After 47 years, DeBriyn's Razorback run comes to an end
Former Arkansas baseball coach Norm DeBriyn, (center) visits with friends Monday, Feb. 6, 2017, during a reception to honor DeBriyn's retirement from the Razorback Foundation. DeBriyn coached the Diamond Hogs from 1970 to 2002, and has worked at the Razorback Foundation since. More than 100 people came to congratulate DeBriyn and wish him well on his retirement.
FAYETTEVILLE Nearly five decades after arriving in Fayetteville, Norm DeBriyn worked his final day with the Razorbacks on Monday.
DeBriyn, the hall of fame baseball coach who holds the Arkansas record for seasons coached (33), conference championships (3) and wins (1,161), retired from the Razorback Foundation, the athletics department's private fundraising arm where he had been an executive since his retirement from baseball in 2002.
DeBriyn, 74, rose to the No. 2 position within the foundation and was interim executive director for a short time in 2015. More than 100 people attended a retirement party for him Monday afternoon at the Fowler Center.
"This has been in the works for maybe a year or so," DeBriyn said. "Everything is good, but it's just time. With my age and all the technology and all the social media, and all the stuff that is over my head, they can find someone who is younger and more efficient."
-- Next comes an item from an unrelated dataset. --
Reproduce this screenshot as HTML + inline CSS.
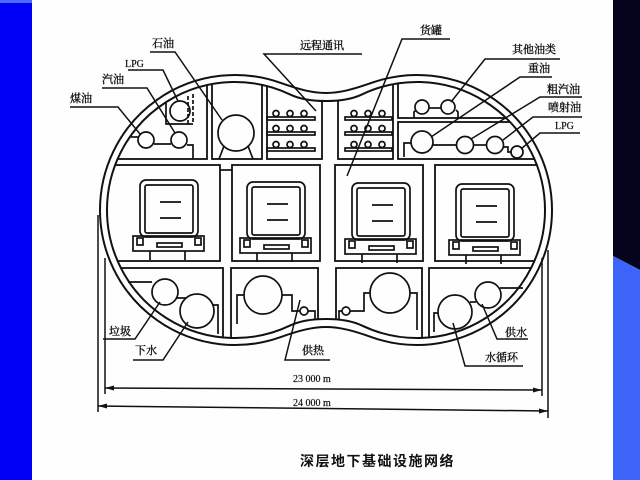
<!DOCTYPE html>
<html><head><meta charset="utf-8"><style>
html,body{margin:0;padding:0;background:#fff;}
svg{display:block;}
.t{font-family:"Liberation Serif","Noto Serif CJK SC",serif;font-size:11px;fill:#111;stroke:#111;stroke-width:0.35px;}
.n{font-family:"Liberation Serif",serif;font-size:10px;fill:#111;stroke:#111;stroke-width:0.2px;}
</style></head><body>
<svg width="640" height="480" viewBox="0 0 640 480" xmlns="http://www.w3.org/2000/svg">
<defs>
<clipPath id="inner"><path d="M290,94.42 C308.4,103.2 343.6,103.2 362,94.42 A128,128 0 1 1 362,325.58 C343.6,316.8 308.4,316.8 290,325.58 A128,128 0 1 1 290,94.42 Z"/></clipPath>
<g id="mon">
  <rect x="0" y="0" width="58" height="57" rx="6"/>
  <rect x="5" y="5" width="48" height="48" rx="2"/>
  <line x1="20" y1="22" x2="41" y2="22"/>
  <line x1="20" y1="38" x2="41" y2="38"/>
  <rect x="-7" y="56" width="71" height="15"/>
  <rect x="-3" y="58" width="6" height="7"/>
  <rect x="55" y="58" width="6" height="7"/>
  <rect x="17" y="63" width="25" height="4"/>
  <line x1="10" y1="71" x2="10" y2="80"/>
  <line x1="45" y1="71" x2="45" y2="80"/>
</g>
</defs>
<rect width="640" height="480" fill="#fefefe"/>
<rect x="0" y="0" width="32" height="480" fill="#0000f6"/>
<rect x="0" y="0" width="32" height="3" fill="#4a6af8"/>
<polygon points="613,0 640,0 640,270 613,256" fill="#04041c"/>
<polygon points="613,256 640,270 640,480 613,480" fill="#3c64f8"/>

<g fill="none" stroke="#111" stroke-width="2">
  <path d="M280,82.72 C318.7,96.4 333.3,96.4 372,82.72 A135,135 0 1 1 372,337.28 C333.3,323.6 318.7,323.6 280,337.28 A135,135 0 1 1 280,82.72 Z"/>
  <path d="M290,94.42 C308.4,103.2 343.6,103.2 362,94.42 A128,128 0 1 1 362,325.58 C343.6,316.8 308.4,316.8 290,325.58 A128,128 0 1 1 290,94.42 Z"/>
</g>

<g fill="none" stroke="#111" stroke-width="1.8" clip-path="url(#inner)">
  <rect x="60" y="40" width="147" height="119"/>
  <rect x="212" y="40" width="50" height="119"/>
  <rect x="267" y="40" width="55" height="119"/>
  <rect x="338" y="40" width="55" height="119"/>
  <rect x="398" y="40" width="220" height="78"/>
  <rect x="398" y="122" width="220" height="37"/>
  <rect x="60" y="165" width="160" height="96"/>
  <rect x="232" y="165" width="88" height="96"/>
  <rect x="335" y="165" width="88" height="96"/>
  <rect x="435" y="165" width="180" height="96"/>
  <rect x="60" y="268" width="163" height="140"/>
  <rect x="231" y="268" width="87" height="140"/>
  <rect x="336" y="268" width="86" height="140"/>
  <rect x="429" y="268" width="190" height="140"/>
</g>

<g fill="none" stroke="#111" stroke-width="1.7">
  <!-- T1 -->
  <circle cx="180" cy="111" r="10"/>
  <polyline points="166,102 166,124 193,124"/>
  <line x1="188" y1="96" x2="188" y2="124" stroke-dasharray="4,2"/>
  <line x1="193" y1="94" x2="193" y2="124" stroke-dasharray="4,2"/>
  <circle cx="146" cy="140" r="8"/>
  <circle cx="179" cy="140" r="8"/>
  <line x1="154" y1="144" x2="171" y2="144"/>
  <line x1="131" y1="137" x2="138" y2="137"/>
  <polyline points="187,145 193,145 193,159"/>
  <!-- T2 -->
  <circle cx="236" cy="133" r="18"/>
  <line x1="224" y1="146" x2="219" y2="159"/>
  <line x1="248" y1="146" x2="253" y2="159"/>
  <!-- shelves -->
  <rect x="267" y="117" width="48" height="3"/>
  <rect x="267" y="132" width="48" height="3"/>
  <rect x="267" y="148" width="48" height="3"/>
  <circle cx="276" cy="113.5" r="3"/><circle cx="290" cy="113.5" r="3"/><circle cx="304" cy="113.5" r="3"/>
  <circle cx="276" cy="128.5" r="3"/><circle cx="290" cy="128.5" r="3"/><circle cx="304" cy="128.5" r="3"/>
  <circle cx="276" cy="144.5" r="3"/><circle cx="290" cy="144.5" r="3"/><circle cx="304" cy="144.5" r="3"/>
  <rect x="345" y="117" width="47" height="3"/>
  <rect x="345" y="132" width="47" height="3"/>
  <rect x="345" y="148" width="47" height="3"/>
  <circle cx="354" cy="113.5" r="3"/><circle cx="368" cy="113.5" r="3"/><circle cx="382" cy="113.5" r="3"/>
  <circle cx="354" cy="128.5" r="3"/><circle cx="368" cy="128.5" r="3"/><circle cx="382" cy="128.5" r="3"/>
  <circle cx="354" cy="144.5" r="3"/><circle cx="368" cy="144.5" r="3"/><circle cx="382" cy="144.5" r="3"/>
  <!-- T5a -->
  <circle cx="422" cy="107" r="7"/>
  <circle cx="448" cy="107" r="7"/>
  <line x1="429" y1="108" x2="441" y2="108"/>
  <polyline points="414,118 414,112 416,110"/>
  <polyline points="456,110 458,112 458,118"/>
  <!-- T5b -->
  <circle cx="422" cy="142" r="11"/>
  <circle cx="465" cy="145" r="8.5"/>
  <circle cx="495" cy="145" r="8.5"/>
  <circle cx="517" cy="152" r="6"/>
  <line x1="433" y1="145" x2="456.5" y2="145"/>
  <line x1="473.5" y1="145" x2="486.5" y2="145"/>
  <polyline points="503,147 508,147 508,152 511,152"/>
  <polyline points="404,157 404,143 411,143"/>
  <!-- corridor cap -->
  <line x1="220" y1="170" x2="232" y2="170"/>
  <!-- monitors -->
  <use href="#mon" x="140" y="180"/>
  <use href="#mon" x="247" y="182"/>
  <use href="#mon" x="352" y="183"/>
  <use href="#mon" x="456" y="184"/>
  <!-- B1 -->
  <circle cx="165" cy="292" r="13"/>
  <circle cx="197" cy="311" r="17"/>
  <line x1="128" y1="282" x2="152" y2="282"/>
  <line x1="177" y1="298" x2="186" y2="298"/>
  <polyline points="212,305 218,305 218,334"/>
  <!-- B2 -->
  <circle cx="263" cy="295" r="19"/>
  <polyline points="244,295 237,295 237,324"/>
  <polyline points="282,295 292,295 292,311 300,311"/>
  <circle cx="304" cy="311" r="4"/>
  <polyline points="308,311 315,311 315,320"/>
  <!-- B3 -->
  <circle cx="390" cy="293" r="20"/>
  <polyline points="410,293 417,293 417,330"/>
  <polyline points="370,293 364,293 364,311 350,311"/>
  <circle cx="346" cy="311" r="4"/>
  <polyline points="342,311 339,311 339,320"/>
  <!-- B4 -->
  <circle cx="455" cy="312" r="17"/>
  <circle cx="488" cy="295" r="13"/>
  <line x1="470" y1="302" x2="476" y2="302"/>
  <polyline points="438,313 434,313 434,332"/>
  <line x1="500" y1="288" x2="523" y2="288"/>
</g>

<!-- leaders -->
<g fill="none" stroke="#111" stroke-width="1.5">
  <polyline points="150,52 175,52 222,120"/>
  <polyline points="128,70 163,70 178,101"/>
  <polyline points="102,88 147,88 175,133"/>
  <polyline points="70,107 118,107 140,134"/>
  <polyline points="362,54 264,54 316,111"/>
  <polyline points="450,39 402,39 347,176"/>
  <polyline points="560,59 485,59 451,102"/>
  <polyline points="552,77 520,77 431,137"/>
  <polyline points="582,97 540,97 471,139"/>
  <polyline points="582,117 533,117 503,140"/>
  <polyline points="580,133 540,133 521,149"/>
  <polyline points="103,339 135,339 160,302"/>
  <polyline points="133,360 163,360 188,322"/>
  <polyline points="330,360 285,360 300,300"/>
  <polyline points="528,339 497,339 482,304"/>
  <polyline points="523,366 465,366 453,323"/>
  <!-- dimensions -->
  <line x1="98" y1="215" x2="98" y2="412"/>
  <line x1="105" y1="258" x2="105" y2="394"/>
  <line x1="542" y1="258" x2="542" y2="396"/>
  <line x1="548" y1="250" x2="548" y2="418"/>
  <line x1="105" y1="388" x2="542" y2="390"/>
  <line x1="98" y1="406" x2="548" y2="411"/>
</g>
<g fill="#111">
  <polygon points="105,388 114,385.5 114,390.5"/>
  <polygon points="542,390 533,387.5 533,392.5"/>
  <polygon points="98,406 107,403.5 107,408.5"/>
  <polygon points="548,411 539,408.5 539,413.5"/>
</g>

<!-- labels -->
<text class="t" x="152" y="47">石油</text>
<text class="n" x="125" y="67">LPG</text>
<text class="t" x="102" y="83">汽油</text>
<text class="t" x="70" y="102">煤油</text>
<text class="t" x="300" y="49">远程通讯</text>
<text class="t" x="420" y="34">货罐</text>
<text class="t" x="512" y="53">其他油类</text>
<text class="t" x="528" y="72">重油</text>
<text class="t" x="547" y="93">粗汽油</text>
<text class="t" x="548" y="111">喷射油</text>
<text class="n" x="555" y="129">LPG</text>
<text class="t" x="109" y="335">垃圾</text>
<text class="t" x="135" y="354">下水</text>
<text class="t" x="302" y="354">供热</text>
<text class="t" x="505" y="336">供水</text>
<text class="t" x="485" y="361">水循环</text>
<text class="n" x="293" y="382">23 000 m</text>
<text class="n" x="293" y="406">24 000 m</text>
<text x="300" y="466" style="font-family:'Liberation Sans','Noto Sans CJK SC',sans-serif;font-size:14px;font-weight:bold;letter-spacing:1.5px;fill:#111;">深层地下基础设施网络</text>
</svg>
</body></html>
DeBriyn wasn't Arkansas' first choice to become baseball coach in the fall of 1969. Then-athletics director George Cole offered the job to Bob Slusarek, a former pro player who accepted but later reneged, which opened the door for DeBriyn to take the job.
DeBriyn already was working at the University of Arkansas as a teacher. He kept that job for his first several years coaching until he became a full-time employee of the athletics department in 1976.
His starting salary as the Razorbacks' coach was $9,000 per year, $7,000 of which was contributed from his job as a teacher.
"After I got the baseball job my time was two-thirds college of education and one-third athletics department," DeBriyn said. "I was still teaching a full load of classes...close to 20 hours a week. I'd get done about 2 o'clock or 2:30 and then coach baseball the rest of the day.
"We were at TCU in Fort Worth and I got a phone call from Lon Ferrell, the administrative assistant, and he said, "Frank Broyles wants to know if you want to go full-time athletics department.' I was like, 'Yeah! Hallelujah!'"
After devoting all of his time to coaching, DeBriyn built Arkansas into a winner. He took the Razorbacks to four College World Series and finished national runner-up in 1979. His success and relationships within the community were integral in Arkansas building Baum Stadium in 1996.
"When I got the job, I was handed an envelope that had the entire program in it - my budget, our schedule, our scholarship, everything," DeBriyn said. "Gradually through facilities and more money in the budget and more scholarships, things got better."
DeBriyn was ordained a deacon in the Catholic Church in 2012 and said he will spend his days working at his parish, St. Thomas Aquinas in Fayetteville.
"I have an office now and just got a new desk and a new chair," DeBriyn said.